Disturbances in taste and smell first sparked Dr. Joseph’s interest when she was working as a family nurse practitioner with patients who had undergone bariatric surgery for weight loss.

“When I was working in the clinic, one of the complaints patients often had was that food didn’t taste the same after surgery,” she says. This observation first led her to the University of Pennsylvania and the Monell Chemical Senses Center in Philadelphia and then to the NIH, where she was selected as a Lasker Clinical Research Scholar in 2019. Currently, Dr. Joseph serves as chief of the Section of Sensory Science and Metabolism at NIAAA, with a joint appointment at the National Institute of Nursing Research (NINR).

Taste tests help Dr. Joseph determine patients’ sensitivity to sweetness, saltiness, and bitterness.

Her efforts to improve the diagnosis, prevention, and management of smell and taste variations begin by understanding their biological underpinnings. In one study, she and her collaborators measured sweet taste sensitivity in children and adolescents with different genetic variants in genes related to taste. They found that the ability to detect sweetness varies widely across children, with the less-sensitive children needing more than six times the amount of sugar dissolved in a glass of water to detect the same level of sweetness as their more sensitive peers.

Interestingly, children who had a genetic variant that made them more sensitive to bitterness also perceived sweetness at lower sugar concentrations. Those differences appeared to affect day-to-day eating habits: the children who were less sensitive to sweet and bitter tastes had a higher daily sugar intake and tended to weigh more relative to their heights than those who had a lower ability to detect sweetness.

“Understanding variability of the chemical senses may help us understand how sensation affects what a person chooses to eat or drink and how these sensory-motivated choices affect an individual’s health,” says Dr. Joseph. What’s more, learning how smell and taste influence the development of obesity and overconsumption of alcohol could lead to early interventions for slowing the progression of disease. “From a clinical perspective, my dream is that we include routine assessments of taste and smell like we do with regular vision and hearing exams. Tracking how these senses change over time could help us identify people who may be at risk for health problems.”

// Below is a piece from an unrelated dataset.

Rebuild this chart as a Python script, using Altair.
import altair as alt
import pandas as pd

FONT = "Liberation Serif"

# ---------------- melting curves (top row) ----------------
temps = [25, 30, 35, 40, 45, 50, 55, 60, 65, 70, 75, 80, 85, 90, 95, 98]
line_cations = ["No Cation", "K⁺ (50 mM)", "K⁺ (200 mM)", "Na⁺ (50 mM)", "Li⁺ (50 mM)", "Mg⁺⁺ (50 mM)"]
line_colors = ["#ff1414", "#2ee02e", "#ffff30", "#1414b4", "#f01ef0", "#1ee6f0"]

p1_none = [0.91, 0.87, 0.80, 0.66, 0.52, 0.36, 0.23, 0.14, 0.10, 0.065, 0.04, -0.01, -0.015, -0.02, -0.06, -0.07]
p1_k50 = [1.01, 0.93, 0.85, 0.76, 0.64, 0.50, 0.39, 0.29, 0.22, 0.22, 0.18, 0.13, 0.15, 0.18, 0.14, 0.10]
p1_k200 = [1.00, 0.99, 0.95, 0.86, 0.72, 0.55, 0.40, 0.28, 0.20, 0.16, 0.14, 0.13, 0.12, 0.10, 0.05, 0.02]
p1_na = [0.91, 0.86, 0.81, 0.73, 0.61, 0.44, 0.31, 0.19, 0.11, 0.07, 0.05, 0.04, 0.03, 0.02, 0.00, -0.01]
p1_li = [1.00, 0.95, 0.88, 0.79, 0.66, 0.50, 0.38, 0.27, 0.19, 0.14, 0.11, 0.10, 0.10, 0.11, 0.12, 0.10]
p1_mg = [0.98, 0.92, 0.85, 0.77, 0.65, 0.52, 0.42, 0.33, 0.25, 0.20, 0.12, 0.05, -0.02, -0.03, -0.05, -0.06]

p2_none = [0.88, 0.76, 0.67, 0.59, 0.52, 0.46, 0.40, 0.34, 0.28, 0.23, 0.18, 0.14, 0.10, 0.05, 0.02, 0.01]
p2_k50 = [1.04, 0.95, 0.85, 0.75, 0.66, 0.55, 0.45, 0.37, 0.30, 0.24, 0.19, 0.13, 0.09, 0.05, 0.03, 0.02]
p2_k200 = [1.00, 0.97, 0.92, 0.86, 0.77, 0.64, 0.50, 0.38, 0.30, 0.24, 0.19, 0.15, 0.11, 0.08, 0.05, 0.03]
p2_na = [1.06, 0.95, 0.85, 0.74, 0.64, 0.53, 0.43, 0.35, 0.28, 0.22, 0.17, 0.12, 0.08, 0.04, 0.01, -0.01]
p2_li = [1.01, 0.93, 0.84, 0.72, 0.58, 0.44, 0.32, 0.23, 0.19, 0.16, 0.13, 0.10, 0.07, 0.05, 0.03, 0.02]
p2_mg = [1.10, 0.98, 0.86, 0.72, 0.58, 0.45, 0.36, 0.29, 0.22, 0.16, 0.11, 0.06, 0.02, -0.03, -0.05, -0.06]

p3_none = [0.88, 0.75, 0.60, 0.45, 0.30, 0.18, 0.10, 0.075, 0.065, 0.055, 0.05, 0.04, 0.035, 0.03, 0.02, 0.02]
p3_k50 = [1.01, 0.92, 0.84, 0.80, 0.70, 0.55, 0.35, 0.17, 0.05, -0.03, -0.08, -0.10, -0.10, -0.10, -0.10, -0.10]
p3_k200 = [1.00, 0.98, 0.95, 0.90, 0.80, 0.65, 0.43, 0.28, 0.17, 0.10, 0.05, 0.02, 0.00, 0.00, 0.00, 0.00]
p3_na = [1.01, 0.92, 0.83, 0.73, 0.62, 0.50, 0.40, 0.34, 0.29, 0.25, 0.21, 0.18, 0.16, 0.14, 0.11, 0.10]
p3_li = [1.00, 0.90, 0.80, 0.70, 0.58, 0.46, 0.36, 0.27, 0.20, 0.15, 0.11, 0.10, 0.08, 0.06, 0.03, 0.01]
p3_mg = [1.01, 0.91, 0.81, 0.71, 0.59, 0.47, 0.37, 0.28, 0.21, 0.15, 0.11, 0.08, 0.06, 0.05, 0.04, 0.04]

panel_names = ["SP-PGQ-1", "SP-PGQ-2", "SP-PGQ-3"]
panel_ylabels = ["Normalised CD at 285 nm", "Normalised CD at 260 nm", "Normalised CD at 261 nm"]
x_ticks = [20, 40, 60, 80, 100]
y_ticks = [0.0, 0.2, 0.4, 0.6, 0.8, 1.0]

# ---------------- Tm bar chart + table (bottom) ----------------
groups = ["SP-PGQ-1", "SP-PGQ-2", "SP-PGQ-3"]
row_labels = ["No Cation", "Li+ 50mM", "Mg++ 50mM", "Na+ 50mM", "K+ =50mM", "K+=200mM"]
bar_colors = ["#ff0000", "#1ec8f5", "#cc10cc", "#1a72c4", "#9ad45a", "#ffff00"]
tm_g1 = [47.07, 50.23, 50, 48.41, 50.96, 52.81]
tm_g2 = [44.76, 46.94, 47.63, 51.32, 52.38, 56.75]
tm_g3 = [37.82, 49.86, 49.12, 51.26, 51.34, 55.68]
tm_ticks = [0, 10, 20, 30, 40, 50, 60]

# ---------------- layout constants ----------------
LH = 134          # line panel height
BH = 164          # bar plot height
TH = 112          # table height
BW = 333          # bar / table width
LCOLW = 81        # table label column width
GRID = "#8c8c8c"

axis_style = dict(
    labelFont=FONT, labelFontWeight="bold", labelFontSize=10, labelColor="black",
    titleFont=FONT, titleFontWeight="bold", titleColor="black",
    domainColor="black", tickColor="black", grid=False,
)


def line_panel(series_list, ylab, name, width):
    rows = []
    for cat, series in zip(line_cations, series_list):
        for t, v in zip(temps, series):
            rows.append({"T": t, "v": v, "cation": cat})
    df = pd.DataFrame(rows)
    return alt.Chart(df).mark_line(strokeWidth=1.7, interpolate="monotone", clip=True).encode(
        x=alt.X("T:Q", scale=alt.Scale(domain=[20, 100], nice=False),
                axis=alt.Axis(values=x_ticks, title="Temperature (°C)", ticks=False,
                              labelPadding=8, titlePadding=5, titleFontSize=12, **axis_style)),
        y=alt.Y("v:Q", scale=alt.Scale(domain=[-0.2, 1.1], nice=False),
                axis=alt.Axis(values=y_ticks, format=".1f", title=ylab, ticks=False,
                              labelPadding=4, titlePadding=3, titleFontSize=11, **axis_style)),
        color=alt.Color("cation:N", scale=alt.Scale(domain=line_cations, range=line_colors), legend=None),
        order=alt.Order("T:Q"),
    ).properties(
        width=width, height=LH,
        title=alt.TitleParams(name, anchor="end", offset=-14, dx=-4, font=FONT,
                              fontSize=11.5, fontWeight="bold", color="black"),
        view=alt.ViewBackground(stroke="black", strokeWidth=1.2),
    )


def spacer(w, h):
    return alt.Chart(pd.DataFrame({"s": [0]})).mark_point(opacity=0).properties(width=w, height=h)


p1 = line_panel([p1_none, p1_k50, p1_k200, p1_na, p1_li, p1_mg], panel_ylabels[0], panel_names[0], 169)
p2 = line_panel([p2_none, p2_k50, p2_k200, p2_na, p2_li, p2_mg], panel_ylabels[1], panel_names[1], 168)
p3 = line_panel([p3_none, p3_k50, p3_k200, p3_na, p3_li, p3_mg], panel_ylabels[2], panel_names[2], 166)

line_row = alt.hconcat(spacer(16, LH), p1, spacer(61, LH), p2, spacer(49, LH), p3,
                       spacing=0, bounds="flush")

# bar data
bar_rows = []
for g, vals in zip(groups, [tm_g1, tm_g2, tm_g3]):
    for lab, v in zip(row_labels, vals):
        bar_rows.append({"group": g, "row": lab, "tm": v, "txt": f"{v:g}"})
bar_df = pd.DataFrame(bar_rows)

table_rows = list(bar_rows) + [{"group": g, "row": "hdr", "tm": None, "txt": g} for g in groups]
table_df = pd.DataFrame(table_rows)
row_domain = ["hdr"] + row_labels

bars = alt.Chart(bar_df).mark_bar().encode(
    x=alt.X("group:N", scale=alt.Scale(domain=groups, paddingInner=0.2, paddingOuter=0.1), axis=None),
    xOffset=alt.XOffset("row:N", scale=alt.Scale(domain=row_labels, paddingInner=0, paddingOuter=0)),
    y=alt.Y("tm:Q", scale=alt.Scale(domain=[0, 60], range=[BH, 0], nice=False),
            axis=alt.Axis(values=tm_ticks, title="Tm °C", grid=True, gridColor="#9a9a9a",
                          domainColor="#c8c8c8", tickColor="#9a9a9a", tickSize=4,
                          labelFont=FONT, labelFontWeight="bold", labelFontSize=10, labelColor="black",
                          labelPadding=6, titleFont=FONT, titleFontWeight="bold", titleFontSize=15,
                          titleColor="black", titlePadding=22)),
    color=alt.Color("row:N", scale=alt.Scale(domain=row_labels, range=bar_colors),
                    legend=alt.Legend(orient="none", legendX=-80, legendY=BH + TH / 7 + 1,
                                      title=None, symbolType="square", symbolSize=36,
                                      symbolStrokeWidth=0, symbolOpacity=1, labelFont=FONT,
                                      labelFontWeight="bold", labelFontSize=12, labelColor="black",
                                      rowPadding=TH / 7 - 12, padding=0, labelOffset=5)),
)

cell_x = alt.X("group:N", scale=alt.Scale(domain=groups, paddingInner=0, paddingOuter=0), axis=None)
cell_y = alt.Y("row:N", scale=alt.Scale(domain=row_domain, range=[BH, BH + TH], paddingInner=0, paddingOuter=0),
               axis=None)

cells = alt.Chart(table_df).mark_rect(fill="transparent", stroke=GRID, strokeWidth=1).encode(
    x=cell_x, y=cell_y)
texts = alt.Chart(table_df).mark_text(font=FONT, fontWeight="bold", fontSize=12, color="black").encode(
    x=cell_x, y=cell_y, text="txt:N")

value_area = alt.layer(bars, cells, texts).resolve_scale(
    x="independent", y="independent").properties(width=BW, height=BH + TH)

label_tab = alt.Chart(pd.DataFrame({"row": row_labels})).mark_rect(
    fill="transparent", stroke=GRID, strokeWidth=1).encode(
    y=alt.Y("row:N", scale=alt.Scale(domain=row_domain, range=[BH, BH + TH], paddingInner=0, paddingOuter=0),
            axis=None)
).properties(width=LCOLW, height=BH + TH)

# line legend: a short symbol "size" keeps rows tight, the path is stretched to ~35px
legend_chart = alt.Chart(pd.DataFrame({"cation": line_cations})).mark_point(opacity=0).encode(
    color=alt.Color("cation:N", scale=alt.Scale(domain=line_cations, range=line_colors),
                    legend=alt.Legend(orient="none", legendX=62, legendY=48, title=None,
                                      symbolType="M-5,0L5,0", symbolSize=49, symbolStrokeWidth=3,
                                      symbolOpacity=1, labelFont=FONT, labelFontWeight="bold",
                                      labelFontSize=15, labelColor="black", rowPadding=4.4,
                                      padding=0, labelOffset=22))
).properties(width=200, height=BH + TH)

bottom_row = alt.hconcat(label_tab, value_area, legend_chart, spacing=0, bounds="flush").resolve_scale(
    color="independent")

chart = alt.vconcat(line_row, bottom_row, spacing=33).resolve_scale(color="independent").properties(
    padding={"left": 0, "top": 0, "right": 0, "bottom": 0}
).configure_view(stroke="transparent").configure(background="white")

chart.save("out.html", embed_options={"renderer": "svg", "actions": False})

Dr. Joseph’s IRP team (top left to bottom right): Markos Woldeyohaness, Carlotta Vizioli, Brianna Brooks, Paule Valery Joseph, Rodrigo Ortiz-Figueroa, Monica Atkinson, Rosario Jaime-Lara, Stephanie Chidester, Karen Taylor, Alexis Franks, Carolyn Allen, and Claudia Colina-Prisc.

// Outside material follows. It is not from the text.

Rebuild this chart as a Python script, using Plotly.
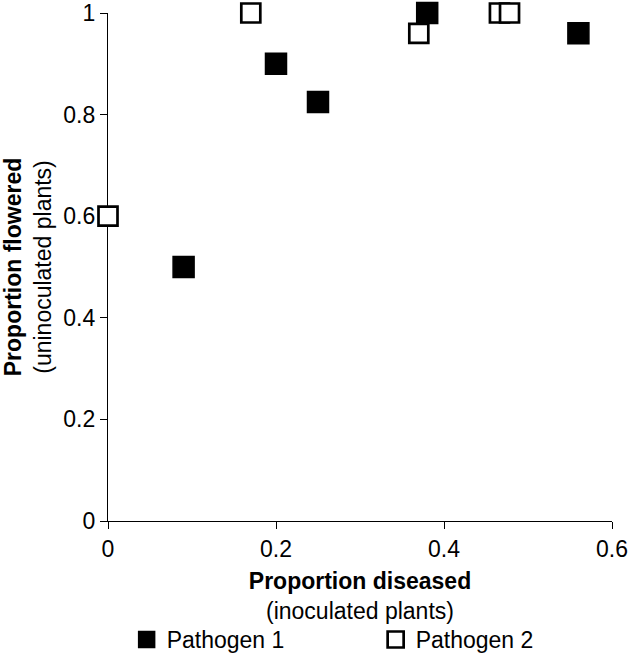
import plotly.graph_objects as go

# Pathogen 1 (filled squares)
p1_x = [0.09, 0.20, 0.25, 0.38, 0.56]
p1_y = [0.50, 0.90, 0.825, 1.00, 0.96]
# Pathogen 2 (open squares)
p2_x = [0.00, 0.17, 0.37, 0.466, 0.478]
p2_y = [0.60, 1.00, 0.96, 1.00, 1.00]

x_ticks = [0, 0.2, 0.4, 0.6]
x_ticklabels = ["0", "0.2", "0.4", "0.6"]
y_ticks = [0, 0.2, 0.4, 0.6, 0.8, 1]
y_ticklabels = ["0", "0.2", "0.4", "0.6", "0.8", "1"]

FONT = "Liberation Sans, Arial, sans-serif"
FS = 23

fig = go.Figure()
fig.add_trace(go.Scatter(
    x=p1_x, y=p1_y, mode="markers", name="Pathogen 1",
    marker=dict(symbol="square", size=21, color="black",
                line=dict(color="black", width=1.5)),
    cliponaxis=False,
))
fig.add_trace(go.Scatter(
    x=p2_x, y=p2_y, mode="markers", name="Pathogen 2",
    marker=dict(symbol="square", size=19, color="white",
                line=dict(color="black", width=2.7)),
    cliponaxis=False,
))

axis_common = dict(
    showgrid=False, zeroline=False, showline=True, linecolor="black",
    linewidth=1.2, ticks="outside", ticklen=7, tickwidth=1.2, tickcolor="black",
    tickfont=dict(family=FONT, size=FS, color="black"),
    layer="below traces",
)

fig.update_layout(
    width=628, height=667,
    margin=dict(l=108, r=16, t=13, b=146, autoexpand=False),
    paper_bgcolor="white", plot_bgcolor="white",
    font=dict(family=FONT, size=FS, color="black"),
    xaxis=dict(range=[0, 0.6], tickvals=x_ticks, ticktext=x_ticklabels,
               title=dict(text="<b>Proportion diseased</b><br>(inoculated plants)",
                          font=dict(family=FONT, size=FS), standoff=12),
               **axis_common),
    yaxis=dict(range=[0, 1], tickvals=y_ticks, ticktext=y_ticklabels,
               title=dict(text="<b>Proportion flowered</b><br>(uninoculated plants)",
                          font=dict(family=FONT, size=FS), standoff=6),
               **axis_common),
    showlegend=True,
    legend=dict(orientation="h", x=0.037, xanchor="left", y=-0.191, yanchor="top",
                font=dict(family=FONT, size=FS, color="black"),
                itemwidth=30, entrywidth=204, tracegroupgap=0),
)

# remove the default page margin so the figure fills the window exactly
fig.write_html("out.html", config={"displayModeBar": False},
               post_script="document.body.style.margin='0px';")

Of the five senses, smell and taste might be the least understood. Nothing has made that more apparent than the global outbreak of COVID-19, which can strip a person of those capabilities. It is still largely unknown how the virus that causes COVID-19 short-circuits those senses, but Dr. Joseph has lent her expertise to various efforts in order to solve the mystery, including the Global Consortium for Chemosensory Research, a group of more than 600 scientists, clinicians and patient advocates across 63 countries dedicated to collecting and analyzing data regarding taste and smell dysfunction due to COVID-19. 

“COVID-19 has pushed scientists to be creative and demonstrated the value of collaboration to address emerging issues experienced by patients during this pandemic,” says Dr. Joseph. “The fact that 15 to 20 percent of people who lost their senses of taste and smell due to COVID have not recovered them completely calls for more research into the underlying mechanisms of the virus and the far-reaching health effects that loss can have in the long run.”

Paule Joseph, Ph.D., C.R.N.P., is a NIH Lasker Clinical Research Scholar and chief of the Section of Sensory Science and Metabolism at the National Institute on Alcohol Abuse and Alcoholism (NIAAA), with a dual appointment at the National Institute of Nursing Research (NINR).